The worst scenario for Israel would be an Iraqi withdrawal from Kuwait which would leave Saddam Hussein with his formidable military machine – army, long-range missiles, chemical and biological weapons and nuclear programme – intact. Such an outcome would permit him to continue to project his military and political power in the region, and it would erode Israel’s deterrent capability, which lies at the heart of her security doctrine. The long-term danger would be greatly magnified if Saddam emerged as the victor from the crisis by holding on to parts of Kuwait or by extracting concessions on the Palestinian issue.
Whether the crisis provoked by the Iraqi invasion of Kuwait is resolved by war or by containment or by compromise, one thing is certain: in the aftermath of the crisis Israel will come under the most intense international pressure for fresh ideas and for real movement to solve the Palestinian problem. There are signs that even the Bush Administration, while maintaining its refusal to discuss the two problems simultaneously on the grounds that to do so would reward Iraqi aggression, is beginning to bend to pressure to accept linkage between the Gulf crisis and the Israeli-Palestinian conflict.

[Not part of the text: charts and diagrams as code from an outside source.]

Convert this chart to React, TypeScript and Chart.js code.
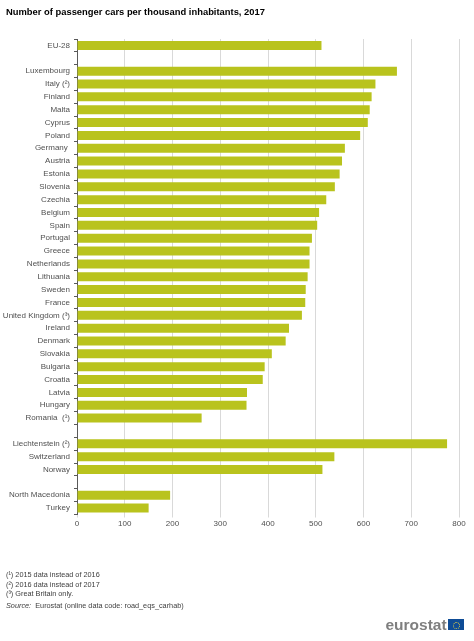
import React, { useRef, useEffect } from 'react';
import { Chart, registerables } from 'chart.js';

Chart.register(...registerables);

const countries = [
    'EU-28', '', 'Luxembourg', 'Italy (²)', 'Finland', 'Malta', 'Cyprus', 'Poland', 'Germany ', 'Austria',
    'Estonia', 'Slovenia', 'Czechia', 'Belgium', 'Spain', 'Portugal', 'Greece', 'Netherlands', 'Lithuania',
    'Sweden', 'France', 'United Kingdom (³)', 'Ireland', 'Denmark', 'Slovakia', 'Bulgaria', 'Croatia',
    'Latvia', 'Hungary', 'Romania  (¹)', '', 'Liechtenstein (²)', 'Switzerland', 'Norway', '',
    'North Macedonia', 'Turkey',
];

const cars = [
    512, null, 670, 625, 617, 613, 609, 593, 561, 555,
    550, 540, 522, 507, 503, 492, 487, 487, 483,
    479, 478, 471, 444, 437, 408, 393, 389,
    356, 355, 261, null, 775, 539, 514, null,
    195, 150,
];

const footnotes = [
    '(¹) 2015 data instead of 2016',
    '(²)  2016 data instead of 2017',
    '(³) Great Britain only.',
];

const FONT = '"Liberation Sans", Arial, sans-serif';

const App: React.FC = () => {
    const chartRef = useRef<HTMLCanvasElement>(null);

    useEffect(() => {
        const ctx = chartRef.current?.getContext('2d');
        if (!ctx) return;

        const chart = new Chart(ctx, {
            type: 'bar',
            data: {
                labels: countries,
                datasets: [
                    {
                        data: cars,
                        backgroundColor: '#b9c31d',
                        categoryPercentage: 1,
                        barPercentage: 0.7,
                    },
                ],
            },
            options: {
                indexAxis: 'y',
                responsive: false,
                animation: false,
                layout: { padding: { top: 39, left: 0, right: 15, bottom: 110.5 } },
                plugins: {
                    legend: { display: false },
                    title: { display: false },
                    tooltip: { enabled: false },
                },
                scales: {
                    x: {
                        min: 0,
                        max: 800,
                        afterFit: (scale: any) => { scale.height = 16; },
                        ticks: {
                            stepSize: 100,
                            maxRotation: 0,
                            color: '#505050',
                            font: { family: FONT, size: 8 },
                            padding: 1,
                        },
                        border: { display: false },
                        grid: { color: '#d9d9d9', lineWidth: 1, tickLength: 3 },
                    },
                    y: {
                        afterFit: (scale: any) => { scale.width = 77; },
                        ticks: {
                            autoSkip: false,
                            color: '#505050',
                            font: { family: FONT, size: 8 },
                            padding: 4,
                        },
                        border: { display: true, color: '#595959', width: 1 },
                        grid: {
                            offset: true,
                            drawOnChartArea: false,
                            color: '#595959',
                            tickLength: 3,
                        },
                    },
                },
            },
        });

        return () => chart.destroy();
    }, []);

    const text: React.CSSProperties = { position: 'absolute', fontFamily: FONT, whiteSpace: 'nowrap', color: '#404040' };

    return (
        <div style={{ position: 'absolute', left: 0, top: 0, width: 474, height: 641, background: '#fff', overflow: 'hidden' }}>
            <canvas ref={chartRef} width={474} height={641} style={{ position: 'absolute', left: 0, top: 0 }} />
            <div style={{ ...text, left: 6, top: 4, fontSize: 9.4, lineHeight: '16px', fontWeight: 700, color: '#000' }}>
                Number of passenger cars per thousand inhabitants, 2017
            </div>
            {footnotes.map((note, i) => (
                <div key={i} style={{ ...text, left: 6, top: 570 + i * 9.5, fontSize: 7.3, lineHeight: '10px' }}>{note}</div>
            ))}
            <div style={{ ...text, left: 6, top: 601, fontSize: 7.3, lineHeight: '10px' }}>
                <i>Source:</i>&nbsp; Eurostat (online data code: road_eqs_carhab)
            </div>
            <div style={{ ...text, left: 385.5, top: 616, fontSize: 15.5, lineHeight: '18px', fontWeight: 700, color: '#7f7f7f' }}>
                eurostat
            </div>
            <div style={{ position: 'absolute', left: 448, top: 619, width: 16, height: 11, background: '#0e4c96' }}>
                <div style={{ position: 'absolute', left: 5, top: 2.5, width: 5, height: 5, borderRadius: '50%', border: '0.5px dotted #d8c94a' }} />
            </div>
        </div>
    );
};

export default App;
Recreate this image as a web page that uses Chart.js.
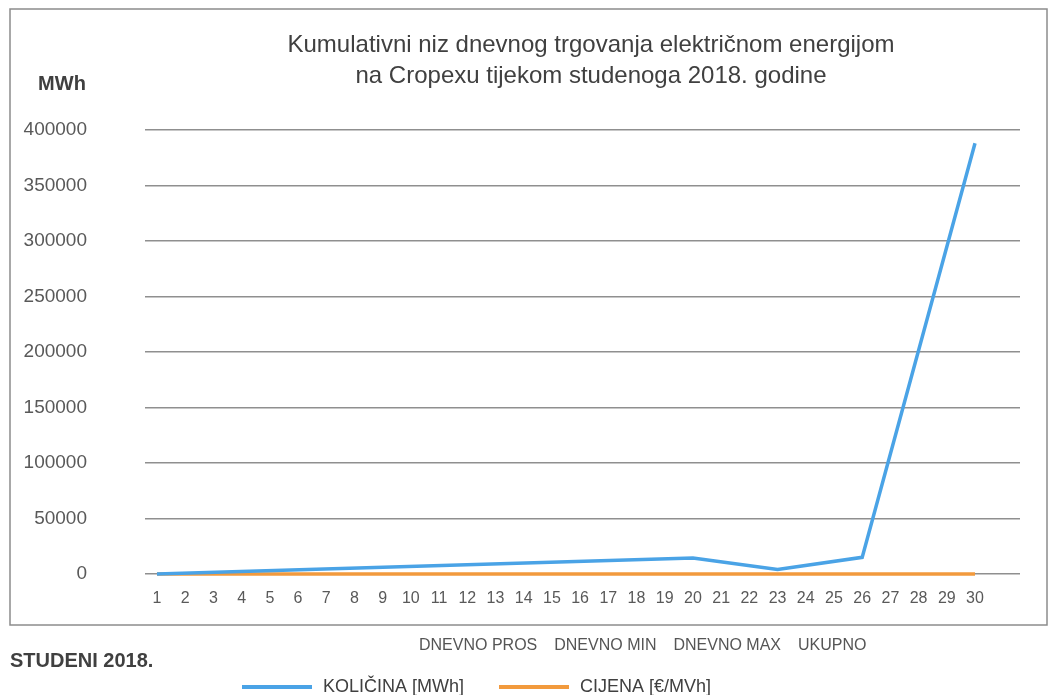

The Iraqi invasion of Kuwait has not altered the nature of the Palestinian problem in any fundamental way, but it has profoundly altered the international context. By posing the first major challenge to the post-Cold War international order, the Iraqi dictator has inadvertently helped to forge a remarkable concert of powers that includes the United States, Western Europe, the Soviet Union and some of the most powerful Arab states. All these powers are now committed, in varying degrees, to promoting a negotiated settlement to the Israeli-Palestinian conflict once the immediate challenge from Iraq has been dealt with. They are unlikely to tolerate an attempt by Israel to return to the ‘do nothing’ policies of recent years. A growing number of Israelis have also come to recognise that time is not on their side, that there is no military solution to the intifada, and that bold political initiatives are needed to arrest the slide towards civil war. Yitzhak Shamir, the 75-year-old master of the art of stonewalling, is not of that number.